Business Value Appears at the Feature Level
The Product Owner needs to determine how much effort an Epic will take and whether the organization has the resources to complete the project. We prioritize the backlog by return on investment (ROI), which is the business value we get in exchange for the effort/money invested to accomplish it. In Scrum, we often use the story points of an Epic as the measure of investment. Coordination with the finance department can also help this process substantially as they probably already have a defined method for evaluating ROI.

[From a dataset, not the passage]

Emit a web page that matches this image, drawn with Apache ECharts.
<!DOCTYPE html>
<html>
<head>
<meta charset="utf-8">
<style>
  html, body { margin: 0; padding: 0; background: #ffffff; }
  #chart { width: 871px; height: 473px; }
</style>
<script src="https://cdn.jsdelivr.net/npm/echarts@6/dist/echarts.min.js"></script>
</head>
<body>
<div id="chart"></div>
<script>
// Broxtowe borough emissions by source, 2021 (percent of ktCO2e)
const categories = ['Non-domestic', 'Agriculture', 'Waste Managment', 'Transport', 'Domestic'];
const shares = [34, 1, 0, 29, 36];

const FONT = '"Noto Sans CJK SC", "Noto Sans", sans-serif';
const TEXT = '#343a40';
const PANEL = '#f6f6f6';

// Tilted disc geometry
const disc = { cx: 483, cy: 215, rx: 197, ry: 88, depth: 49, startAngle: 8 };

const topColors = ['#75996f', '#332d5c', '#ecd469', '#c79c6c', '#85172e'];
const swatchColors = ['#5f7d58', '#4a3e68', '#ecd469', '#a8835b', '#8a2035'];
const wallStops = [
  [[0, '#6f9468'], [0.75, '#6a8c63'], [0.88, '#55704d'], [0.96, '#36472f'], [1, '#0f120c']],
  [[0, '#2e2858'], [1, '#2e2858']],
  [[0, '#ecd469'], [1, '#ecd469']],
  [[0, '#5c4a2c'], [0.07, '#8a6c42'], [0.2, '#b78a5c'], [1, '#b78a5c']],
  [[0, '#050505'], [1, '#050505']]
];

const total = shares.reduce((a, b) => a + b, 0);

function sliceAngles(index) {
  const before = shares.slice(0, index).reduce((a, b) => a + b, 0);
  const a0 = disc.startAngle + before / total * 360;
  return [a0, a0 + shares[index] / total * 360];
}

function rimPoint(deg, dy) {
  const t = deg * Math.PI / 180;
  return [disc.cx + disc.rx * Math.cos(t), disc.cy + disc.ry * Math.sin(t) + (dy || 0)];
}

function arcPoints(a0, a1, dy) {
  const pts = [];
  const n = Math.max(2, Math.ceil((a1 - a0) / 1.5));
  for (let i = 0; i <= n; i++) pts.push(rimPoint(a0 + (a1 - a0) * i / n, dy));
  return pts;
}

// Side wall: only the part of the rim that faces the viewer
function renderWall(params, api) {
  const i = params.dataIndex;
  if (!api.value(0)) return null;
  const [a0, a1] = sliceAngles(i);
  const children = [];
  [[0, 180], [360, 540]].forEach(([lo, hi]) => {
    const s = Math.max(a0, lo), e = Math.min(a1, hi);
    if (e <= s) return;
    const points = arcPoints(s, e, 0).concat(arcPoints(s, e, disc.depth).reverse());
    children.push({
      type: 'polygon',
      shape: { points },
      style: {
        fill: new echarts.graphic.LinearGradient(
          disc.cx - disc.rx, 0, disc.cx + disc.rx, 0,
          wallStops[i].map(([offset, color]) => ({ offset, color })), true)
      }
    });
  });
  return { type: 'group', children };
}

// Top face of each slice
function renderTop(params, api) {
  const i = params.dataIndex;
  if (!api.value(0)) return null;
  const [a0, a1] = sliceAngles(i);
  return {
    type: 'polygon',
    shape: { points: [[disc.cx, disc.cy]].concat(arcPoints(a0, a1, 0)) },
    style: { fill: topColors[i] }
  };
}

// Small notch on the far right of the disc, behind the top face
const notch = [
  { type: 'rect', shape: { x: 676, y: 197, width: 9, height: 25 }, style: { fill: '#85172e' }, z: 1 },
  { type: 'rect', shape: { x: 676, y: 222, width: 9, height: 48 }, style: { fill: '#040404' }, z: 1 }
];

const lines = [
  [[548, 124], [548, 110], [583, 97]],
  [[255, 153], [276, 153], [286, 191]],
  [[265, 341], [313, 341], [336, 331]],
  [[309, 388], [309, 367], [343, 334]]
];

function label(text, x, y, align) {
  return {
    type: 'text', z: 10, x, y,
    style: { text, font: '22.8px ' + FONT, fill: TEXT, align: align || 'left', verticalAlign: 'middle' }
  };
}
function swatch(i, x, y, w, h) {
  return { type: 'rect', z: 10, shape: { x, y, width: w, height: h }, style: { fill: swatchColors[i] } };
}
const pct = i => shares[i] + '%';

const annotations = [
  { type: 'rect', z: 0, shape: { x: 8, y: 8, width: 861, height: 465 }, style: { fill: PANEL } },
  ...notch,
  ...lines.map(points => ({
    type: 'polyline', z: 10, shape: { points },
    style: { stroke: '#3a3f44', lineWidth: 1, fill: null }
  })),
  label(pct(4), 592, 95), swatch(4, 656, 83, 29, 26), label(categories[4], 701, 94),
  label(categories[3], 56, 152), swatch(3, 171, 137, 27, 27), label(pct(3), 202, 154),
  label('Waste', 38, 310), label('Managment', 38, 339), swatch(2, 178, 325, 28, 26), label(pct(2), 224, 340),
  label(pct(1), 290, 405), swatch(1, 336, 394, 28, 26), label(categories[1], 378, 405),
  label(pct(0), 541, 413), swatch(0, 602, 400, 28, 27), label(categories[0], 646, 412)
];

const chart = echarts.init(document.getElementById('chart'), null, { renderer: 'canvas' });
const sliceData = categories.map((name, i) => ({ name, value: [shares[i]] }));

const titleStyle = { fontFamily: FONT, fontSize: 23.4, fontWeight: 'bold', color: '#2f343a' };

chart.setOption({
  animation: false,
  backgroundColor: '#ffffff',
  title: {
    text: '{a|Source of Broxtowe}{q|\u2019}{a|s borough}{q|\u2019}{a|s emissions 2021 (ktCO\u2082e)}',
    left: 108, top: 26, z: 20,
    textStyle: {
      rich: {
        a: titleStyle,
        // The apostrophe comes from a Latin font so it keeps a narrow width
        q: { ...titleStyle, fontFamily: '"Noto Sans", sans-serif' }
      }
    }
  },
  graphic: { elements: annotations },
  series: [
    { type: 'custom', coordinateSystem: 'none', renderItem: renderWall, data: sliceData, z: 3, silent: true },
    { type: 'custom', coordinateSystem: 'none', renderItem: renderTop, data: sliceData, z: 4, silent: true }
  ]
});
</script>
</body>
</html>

Ways to Estimate Business Value
Commonly used methods include (from fastest to most quantitative):
- Bubble Sort
- Planning Poker
- Break Even Analysis
- Return on Investment (ROI)
- Net Present Value (NPV)
Business value doesn’t have to be purely economic. Often a company is hoping to make an impact, or deliver on a social mission. The ability to accomplish these goals can also be defined as creating business value. Depending on what your company is hoping to accomplish one technique may be more helpful than another.